__STATED GOAL__.
Pull out every line in the data that has the string "React" in it.

__RECORDED DATA__.
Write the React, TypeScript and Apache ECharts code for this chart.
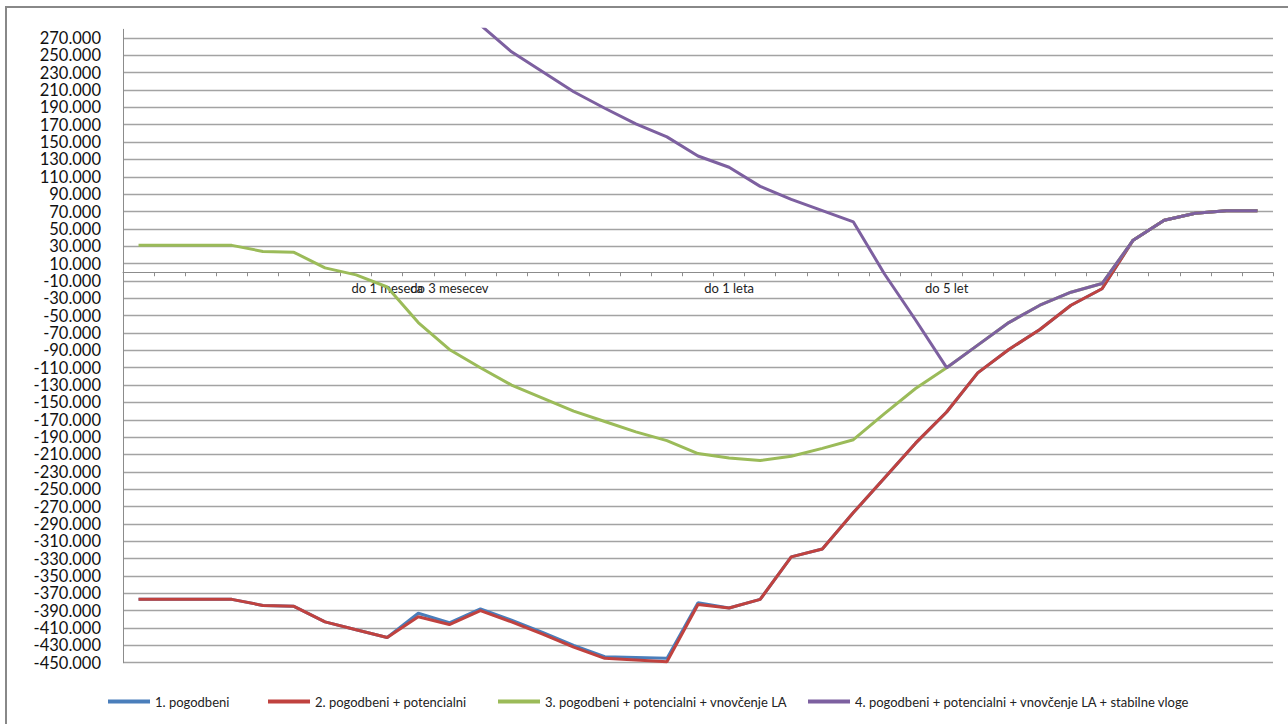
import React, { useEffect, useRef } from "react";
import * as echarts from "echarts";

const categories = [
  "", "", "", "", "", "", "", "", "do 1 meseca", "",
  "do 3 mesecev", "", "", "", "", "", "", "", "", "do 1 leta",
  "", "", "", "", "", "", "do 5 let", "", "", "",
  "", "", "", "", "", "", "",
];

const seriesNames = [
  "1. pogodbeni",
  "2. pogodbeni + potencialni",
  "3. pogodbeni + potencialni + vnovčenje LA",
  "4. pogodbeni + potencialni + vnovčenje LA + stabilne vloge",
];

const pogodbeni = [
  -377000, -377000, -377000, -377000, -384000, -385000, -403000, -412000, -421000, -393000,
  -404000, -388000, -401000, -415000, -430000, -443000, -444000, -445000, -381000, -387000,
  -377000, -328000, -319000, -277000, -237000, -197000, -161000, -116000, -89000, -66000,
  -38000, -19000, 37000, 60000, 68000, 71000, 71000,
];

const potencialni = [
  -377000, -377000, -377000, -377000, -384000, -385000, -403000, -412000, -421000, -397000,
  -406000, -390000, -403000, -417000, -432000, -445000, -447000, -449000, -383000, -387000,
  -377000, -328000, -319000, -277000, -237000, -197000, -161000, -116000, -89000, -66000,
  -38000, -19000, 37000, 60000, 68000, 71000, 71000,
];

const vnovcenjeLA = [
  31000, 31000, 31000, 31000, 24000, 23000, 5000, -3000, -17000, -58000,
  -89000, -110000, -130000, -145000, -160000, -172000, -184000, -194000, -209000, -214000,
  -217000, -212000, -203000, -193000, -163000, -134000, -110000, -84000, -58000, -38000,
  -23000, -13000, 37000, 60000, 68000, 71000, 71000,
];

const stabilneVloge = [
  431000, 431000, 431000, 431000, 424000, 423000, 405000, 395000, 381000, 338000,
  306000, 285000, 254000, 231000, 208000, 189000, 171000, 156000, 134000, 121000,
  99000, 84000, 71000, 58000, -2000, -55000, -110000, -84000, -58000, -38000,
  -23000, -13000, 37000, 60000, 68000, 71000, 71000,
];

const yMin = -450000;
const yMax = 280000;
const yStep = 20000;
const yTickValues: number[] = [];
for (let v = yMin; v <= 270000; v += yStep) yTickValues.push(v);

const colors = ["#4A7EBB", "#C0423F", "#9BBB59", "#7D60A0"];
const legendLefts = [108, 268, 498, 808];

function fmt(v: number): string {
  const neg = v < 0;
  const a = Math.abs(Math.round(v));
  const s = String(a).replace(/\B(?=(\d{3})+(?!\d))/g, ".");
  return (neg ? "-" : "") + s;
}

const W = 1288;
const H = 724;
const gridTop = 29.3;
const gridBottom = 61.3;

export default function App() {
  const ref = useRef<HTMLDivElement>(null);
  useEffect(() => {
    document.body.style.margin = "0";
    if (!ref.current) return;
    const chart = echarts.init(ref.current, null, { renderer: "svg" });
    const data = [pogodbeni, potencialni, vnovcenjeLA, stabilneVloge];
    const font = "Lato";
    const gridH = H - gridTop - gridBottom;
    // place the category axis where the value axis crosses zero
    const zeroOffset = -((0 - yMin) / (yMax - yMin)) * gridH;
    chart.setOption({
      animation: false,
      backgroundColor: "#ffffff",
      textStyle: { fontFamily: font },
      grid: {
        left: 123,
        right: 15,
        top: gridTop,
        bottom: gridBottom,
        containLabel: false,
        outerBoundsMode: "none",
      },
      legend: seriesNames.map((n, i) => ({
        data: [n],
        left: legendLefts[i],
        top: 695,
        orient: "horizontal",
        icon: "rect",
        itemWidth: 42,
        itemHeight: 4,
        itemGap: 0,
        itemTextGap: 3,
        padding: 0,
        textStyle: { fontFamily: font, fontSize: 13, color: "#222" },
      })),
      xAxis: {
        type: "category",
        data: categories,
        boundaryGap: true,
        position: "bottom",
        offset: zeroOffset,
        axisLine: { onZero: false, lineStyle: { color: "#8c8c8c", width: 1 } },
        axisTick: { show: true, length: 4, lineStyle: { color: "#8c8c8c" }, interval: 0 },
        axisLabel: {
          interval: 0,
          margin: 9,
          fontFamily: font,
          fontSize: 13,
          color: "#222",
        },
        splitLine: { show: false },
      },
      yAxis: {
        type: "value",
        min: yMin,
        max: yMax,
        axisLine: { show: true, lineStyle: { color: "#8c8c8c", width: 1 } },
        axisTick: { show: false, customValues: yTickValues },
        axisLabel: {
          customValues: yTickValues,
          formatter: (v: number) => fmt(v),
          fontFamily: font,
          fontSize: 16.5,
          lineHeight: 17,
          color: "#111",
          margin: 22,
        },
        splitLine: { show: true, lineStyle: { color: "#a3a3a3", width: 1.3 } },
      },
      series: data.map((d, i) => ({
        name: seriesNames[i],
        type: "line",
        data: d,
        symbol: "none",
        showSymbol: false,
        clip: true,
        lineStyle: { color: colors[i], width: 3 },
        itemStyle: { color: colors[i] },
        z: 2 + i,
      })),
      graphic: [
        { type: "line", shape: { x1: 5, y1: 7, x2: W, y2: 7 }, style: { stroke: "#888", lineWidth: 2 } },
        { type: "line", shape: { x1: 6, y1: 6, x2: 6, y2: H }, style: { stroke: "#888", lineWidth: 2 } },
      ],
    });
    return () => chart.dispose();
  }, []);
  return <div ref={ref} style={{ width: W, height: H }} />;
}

__ANSWER TO THE TASK__.
Write the React, TypeScript and Apache ECharts code for this chart.
import React, { useEffect, useRef } from "react";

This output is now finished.